**Work instructions**
Search the material for "script" and show all lines that contain it.

**Provided information**
▼▼▼

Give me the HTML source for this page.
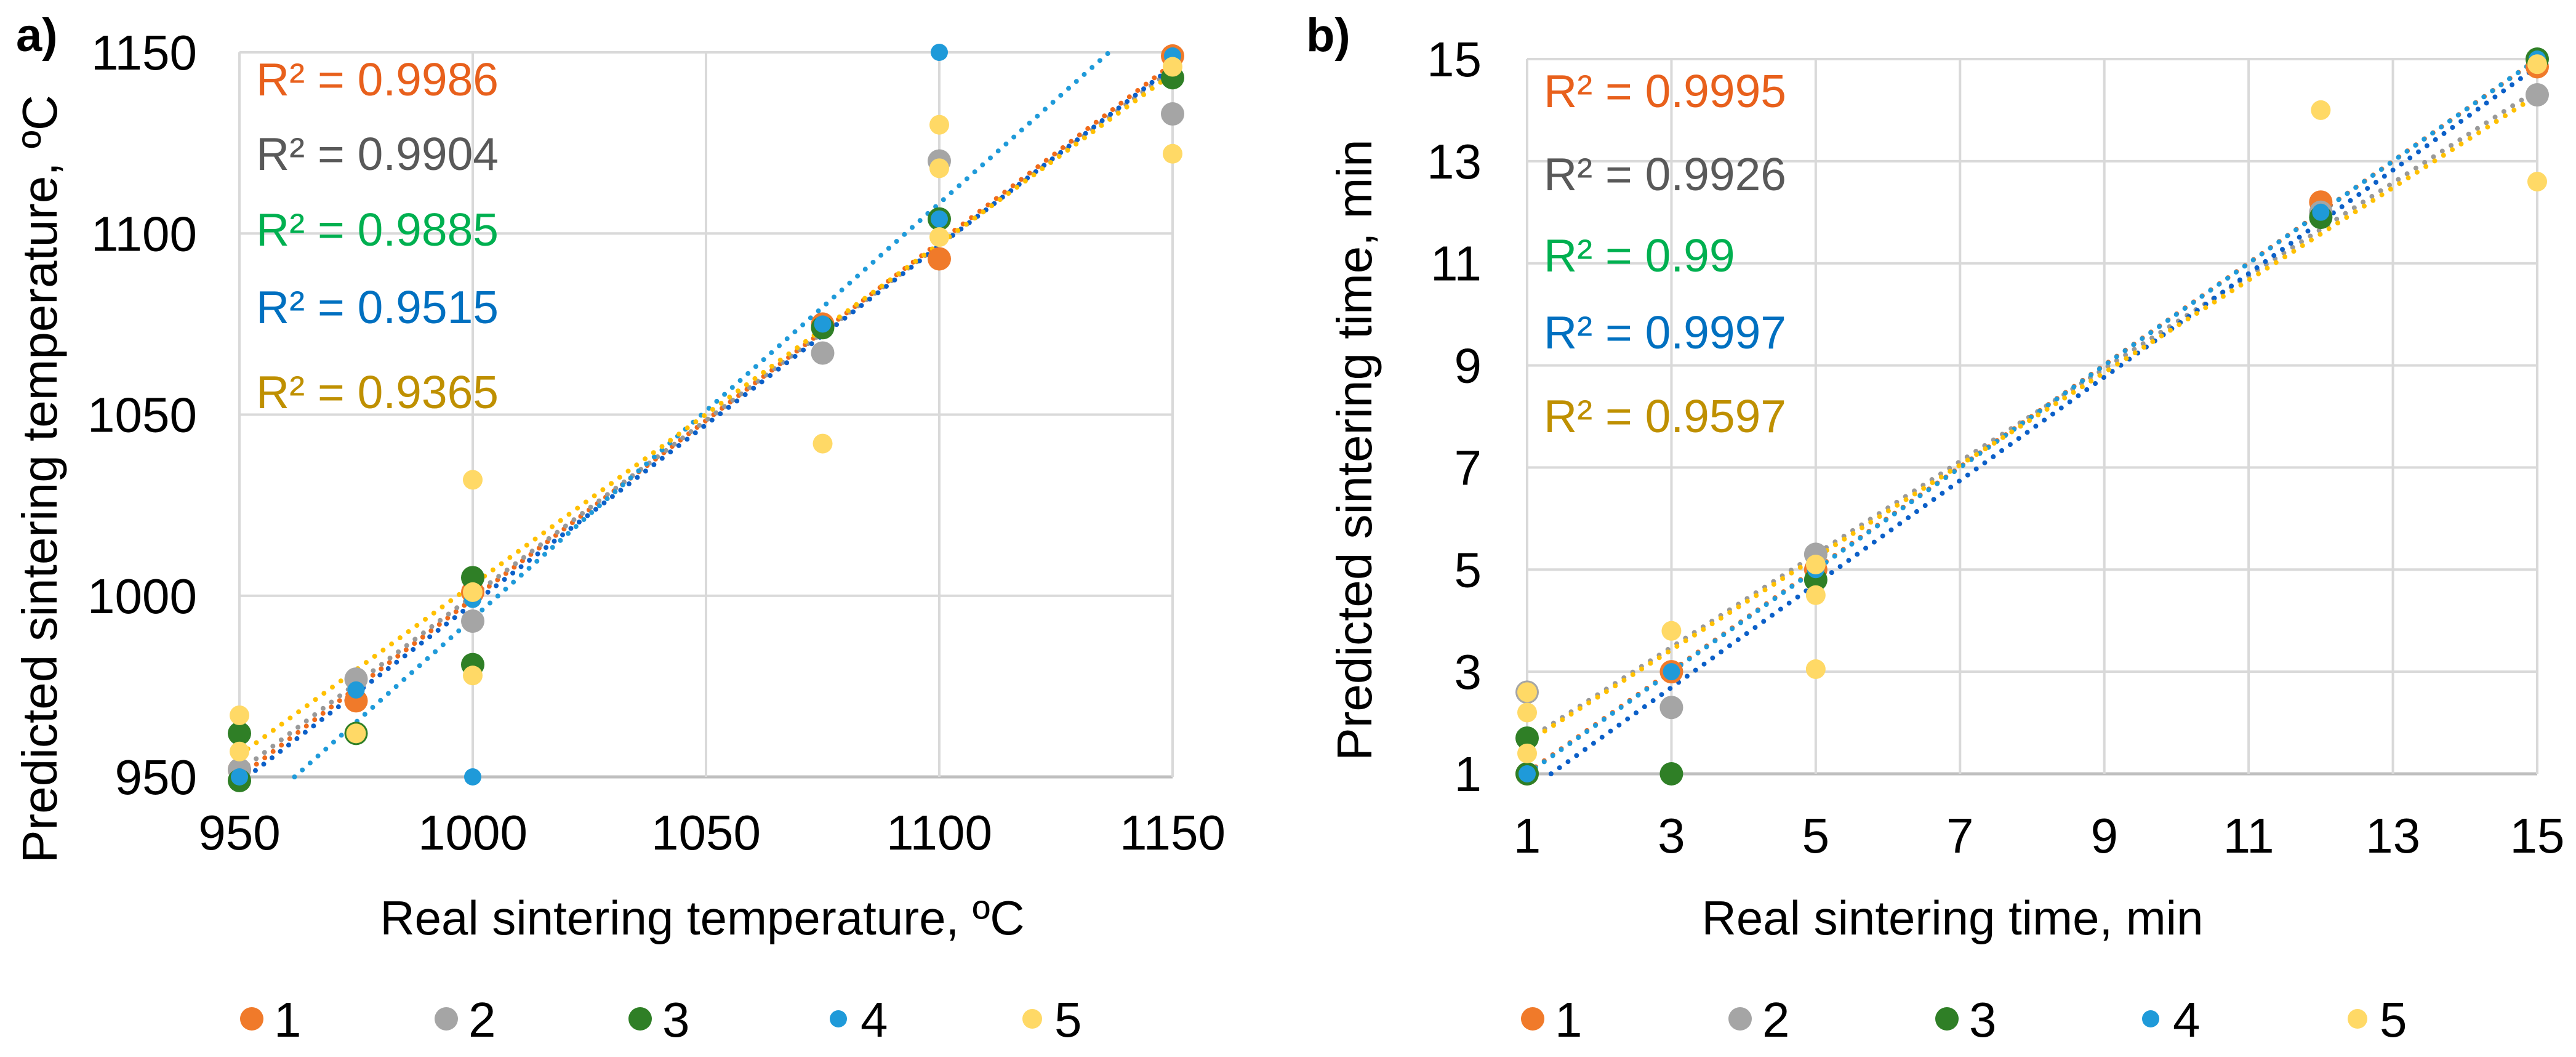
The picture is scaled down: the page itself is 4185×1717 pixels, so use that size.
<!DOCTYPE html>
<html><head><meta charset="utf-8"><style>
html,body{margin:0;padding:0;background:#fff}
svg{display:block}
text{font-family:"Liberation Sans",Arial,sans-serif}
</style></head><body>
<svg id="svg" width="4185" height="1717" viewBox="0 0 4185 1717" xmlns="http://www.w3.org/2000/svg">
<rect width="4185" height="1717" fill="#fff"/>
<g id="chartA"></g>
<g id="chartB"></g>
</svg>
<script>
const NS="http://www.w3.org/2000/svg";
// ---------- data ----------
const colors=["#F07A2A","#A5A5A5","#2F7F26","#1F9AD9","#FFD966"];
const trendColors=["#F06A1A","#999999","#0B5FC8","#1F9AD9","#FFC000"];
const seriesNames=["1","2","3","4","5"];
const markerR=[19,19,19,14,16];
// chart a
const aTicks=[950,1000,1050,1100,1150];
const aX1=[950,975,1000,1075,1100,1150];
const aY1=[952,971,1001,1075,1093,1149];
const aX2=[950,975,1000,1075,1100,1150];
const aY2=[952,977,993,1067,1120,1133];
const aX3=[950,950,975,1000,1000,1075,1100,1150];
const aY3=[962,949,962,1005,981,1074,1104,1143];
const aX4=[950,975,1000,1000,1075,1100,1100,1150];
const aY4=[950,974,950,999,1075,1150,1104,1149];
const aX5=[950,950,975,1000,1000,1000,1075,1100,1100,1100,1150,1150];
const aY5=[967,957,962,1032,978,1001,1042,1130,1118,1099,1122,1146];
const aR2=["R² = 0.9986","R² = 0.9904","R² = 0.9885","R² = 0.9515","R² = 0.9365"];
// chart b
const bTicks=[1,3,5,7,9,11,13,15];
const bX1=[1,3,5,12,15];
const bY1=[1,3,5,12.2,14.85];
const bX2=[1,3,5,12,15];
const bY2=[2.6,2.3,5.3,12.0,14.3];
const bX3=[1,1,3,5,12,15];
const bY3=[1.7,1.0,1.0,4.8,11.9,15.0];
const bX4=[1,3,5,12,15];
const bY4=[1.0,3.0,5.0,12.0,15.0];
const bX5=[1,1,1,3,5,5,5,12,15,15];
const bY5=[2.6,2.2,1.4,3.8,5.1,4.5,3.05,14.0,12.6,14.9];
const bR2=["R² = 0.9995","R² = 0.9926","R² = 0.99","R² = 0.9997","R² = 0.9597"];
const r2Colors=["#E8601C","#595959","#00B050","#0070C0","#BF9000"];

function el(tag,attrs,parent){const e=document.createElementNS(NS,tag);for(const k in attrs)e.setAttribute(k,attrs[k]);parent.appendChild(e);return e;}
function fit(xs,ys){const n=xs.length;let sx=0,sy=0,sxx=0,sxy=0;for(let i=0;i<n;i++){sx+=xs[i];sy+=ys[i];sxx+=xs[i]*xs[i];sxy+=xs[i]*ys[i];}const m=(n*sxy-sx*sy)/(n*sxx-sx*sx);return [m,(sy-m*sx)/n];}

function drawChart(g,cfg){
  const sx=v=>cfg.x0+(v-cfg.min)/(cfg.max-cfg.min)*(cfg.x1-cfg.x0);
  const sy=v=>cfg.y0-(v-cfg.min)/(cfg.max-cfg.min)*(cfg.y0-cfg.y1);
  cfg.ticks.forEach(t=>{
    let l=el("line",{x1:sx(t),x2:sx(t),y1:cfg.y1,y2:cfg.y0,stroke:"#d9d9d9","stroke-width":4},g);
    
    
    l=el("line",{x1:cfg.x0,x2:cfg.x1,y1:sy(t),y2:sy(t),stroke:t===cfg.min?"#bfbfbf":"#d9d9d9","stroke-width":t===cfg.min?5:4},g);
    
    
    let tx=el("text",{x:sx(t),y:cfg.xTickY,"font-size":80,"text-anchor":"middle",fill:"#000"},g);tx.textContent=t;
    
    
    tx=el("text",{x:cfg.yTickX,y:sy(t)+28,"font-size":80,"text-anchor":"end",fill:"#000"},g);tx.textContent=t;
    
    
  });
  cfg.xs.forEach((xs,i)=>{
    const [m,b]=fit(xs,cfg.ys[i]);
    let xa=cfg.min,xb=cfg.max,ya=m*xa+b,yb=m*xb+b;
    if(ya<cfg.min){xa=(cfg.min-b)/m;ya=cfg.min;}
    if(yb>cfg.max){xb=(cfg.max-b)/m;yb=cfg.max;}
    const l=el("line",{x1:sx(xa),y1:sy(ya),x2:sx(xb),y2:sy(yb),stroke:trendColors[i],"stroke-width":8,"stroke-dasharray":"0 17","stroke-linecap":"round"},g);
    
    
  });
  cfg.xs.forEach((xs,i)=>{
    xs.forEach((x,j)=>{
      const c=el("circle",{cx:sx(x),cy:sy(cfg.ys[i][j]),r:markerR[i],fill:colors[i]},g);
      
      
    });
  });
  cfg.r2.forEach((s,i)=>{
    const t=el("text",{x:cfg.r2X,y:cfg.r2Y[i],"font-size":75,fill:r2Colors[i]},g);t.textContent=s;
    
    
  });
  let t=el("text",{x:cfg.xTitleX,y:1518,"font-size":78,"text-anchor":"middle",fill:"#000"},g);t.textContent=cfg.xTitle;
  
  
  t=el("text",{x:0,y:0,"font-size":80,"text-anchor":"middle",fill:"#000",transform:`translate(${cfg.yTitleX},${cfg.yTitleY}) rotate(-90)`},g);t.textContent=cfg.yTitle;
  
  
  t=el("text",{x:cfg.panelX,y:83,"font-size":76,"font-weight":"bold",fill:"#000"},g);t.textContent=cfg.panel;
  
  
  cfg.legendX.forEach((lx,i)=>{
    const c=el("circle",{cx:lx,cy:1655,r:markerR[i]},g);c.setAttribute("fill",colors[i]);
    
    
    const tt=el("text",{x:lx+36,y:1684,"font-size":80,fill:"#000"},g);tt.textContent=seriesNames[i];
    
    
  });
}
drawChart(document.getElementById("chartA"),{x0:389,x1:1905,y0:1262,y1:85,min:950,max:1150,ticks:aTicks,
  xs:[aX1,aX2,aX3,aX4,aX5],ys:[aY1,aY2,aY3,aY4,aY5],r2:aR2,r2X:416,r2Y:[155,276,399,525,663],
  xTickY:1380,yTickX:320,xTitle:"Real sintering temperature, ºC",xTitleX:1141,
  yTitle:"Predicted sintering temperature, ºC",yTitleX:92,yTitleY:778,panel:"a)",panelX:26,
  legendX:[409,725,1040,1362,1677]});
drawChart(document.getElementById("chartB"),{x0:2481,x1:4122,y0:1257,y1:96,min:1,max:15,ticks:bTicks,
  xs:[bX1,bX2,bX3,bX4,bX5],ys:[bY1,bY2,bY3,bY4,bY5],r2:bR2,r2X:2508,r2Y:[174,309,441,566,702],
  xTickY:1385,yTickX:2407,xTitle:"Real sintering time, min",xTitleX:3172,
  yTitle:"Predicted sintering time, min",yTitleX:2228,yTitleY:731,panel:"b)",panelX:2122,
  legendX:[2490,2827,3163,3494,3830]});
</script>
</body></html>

▲▲▲
▼▼▼

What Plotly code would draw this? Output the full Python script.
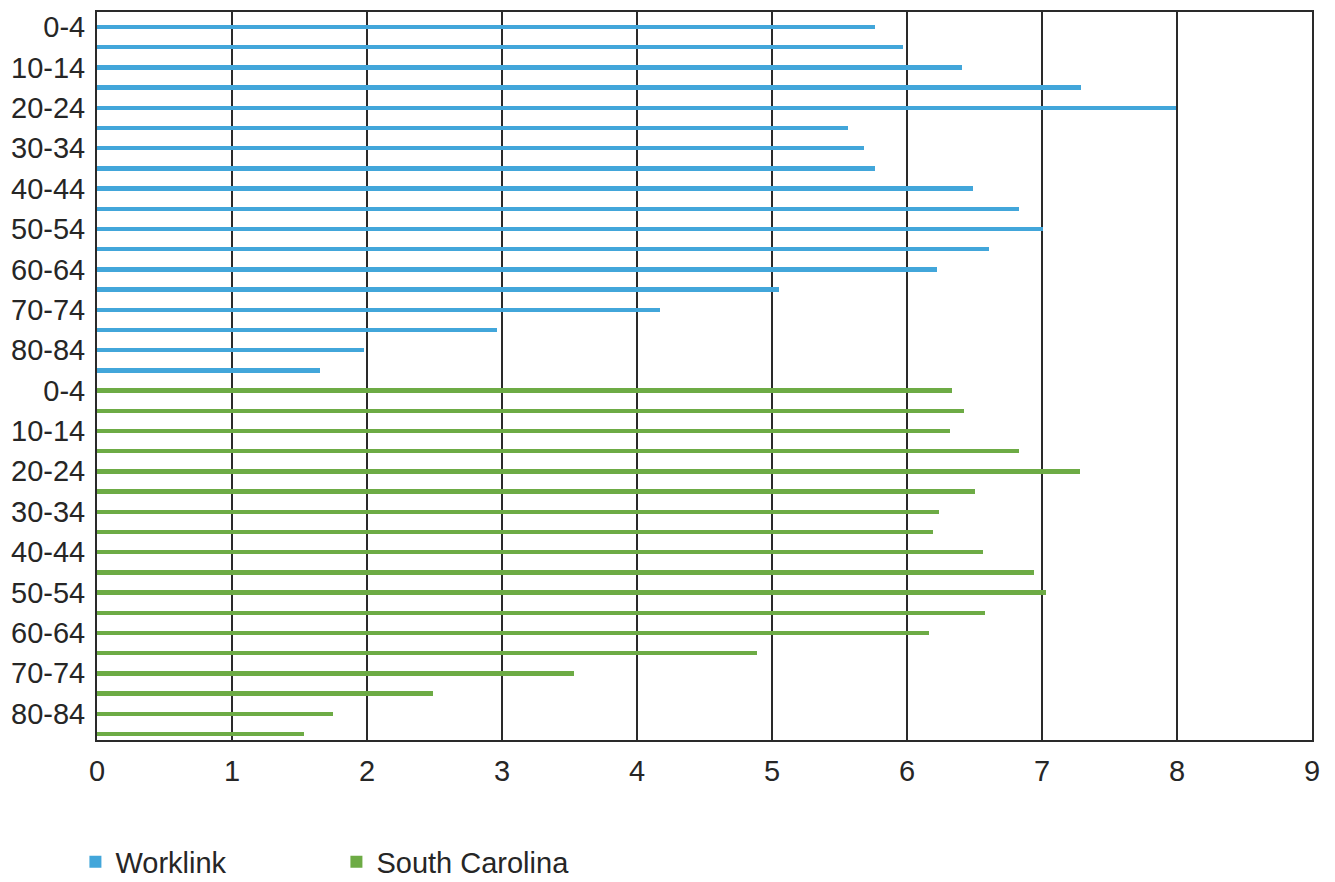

▲▲▲

**Right answer**
<script>
</script>
What Plotly code would draw this? Output the full Python script.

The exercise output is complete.